Ziyaan has since partnered with several organizations to improve the access to sanitary health.   Through Operation Period, the organizations has helped over 1,000 girls to acquire access to menstrual hygiene across six different countries, including Kenya, Tanzania, Pakistan, India, Nigeria and the UAE.

Since 2014, May 28th has been recognized as Menstrual Hygiene Day, a day to bring awareness to menstrual inequity.

International Period Month

For International Period Month, AASW is working to give 2,500 girls access to sanitary packages in Kenya and Tanzania in partnership with Diamond Trust Bank Kenya (DTB Kenya), Heels4pads, and Wezesha Binti Foundation.

To supplement this, AASW and Operation Period,  have set up a COVID-19 emergency fund where supporters can donate to help in the distribution of 28,000 menstrual packages to frontline healthcare workers, low-income earning individuals and the homeless in marginalized communities by the end of the month across additional countries, including Bangladesh, India, Malawi, and the USA.

“With the support of Diamond Trust Bank Kenya, and in collaboration with Heels4pads and Wezesha Binti Foundation, which both aim to provide menstrual health to young women, we are already working towards providing 1500 reusable sanitary packages to marginalized communities who are affected by this pandemic in Kenya and Tanzania, which will last for 3 years,” Ziyaan Virji says. “But that is not enough to address the adverse effects COVID-19 has had on those who menstruate around the globe, we want to do as much as we can.”

The aim of this launch is to work towards enhancing access to proper menstrual care and fighting the stigma that accompanies the topic of menstruation. AASW and its partner organisations have received overwhelming support from volunteers, donors, and well-wishers for this cause. The organisation hopes to expand its work through advocacy, liaising with governments, and creating global strategic partnerships with the ultimate goal of ensuring free and proper access to menstrual health for all women.

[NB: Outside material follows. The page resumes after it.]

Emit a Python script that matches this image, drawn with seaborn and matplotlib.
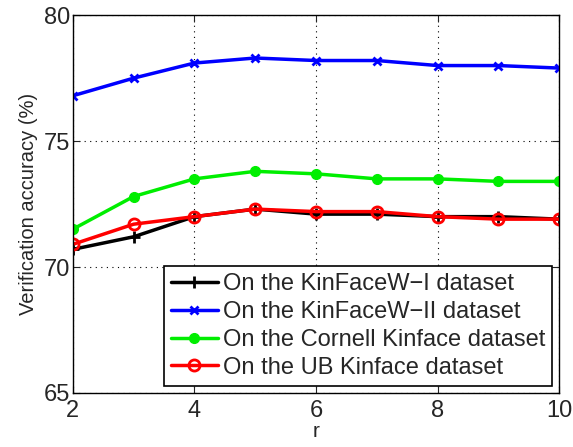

“Periods don’t stop for a pandemic, and neither does our work,” Manju Bangalore, Founder and Executive Director of Operation Period, said. “We want to use International Period Month as a way to show the world how we are addressing the inequities in our systems that have allowed for period poverty to exist.”

Africa sanitary pads market stood at $ 528 million in 2016 and is projected to reach $ 779 million by 2022. Various initiatives are taken by sanitary pad manufacturers, governments, and NGOs operating across various African countries, coupled with rising awareness about personal hygiene among females is expected to boost Africa sanitary pads market over the next five years. Moreover, rising demand for reusable pads, which are highly cost-efficient, is anticipated to further boost Africa’s sanitary pads market in the coming years.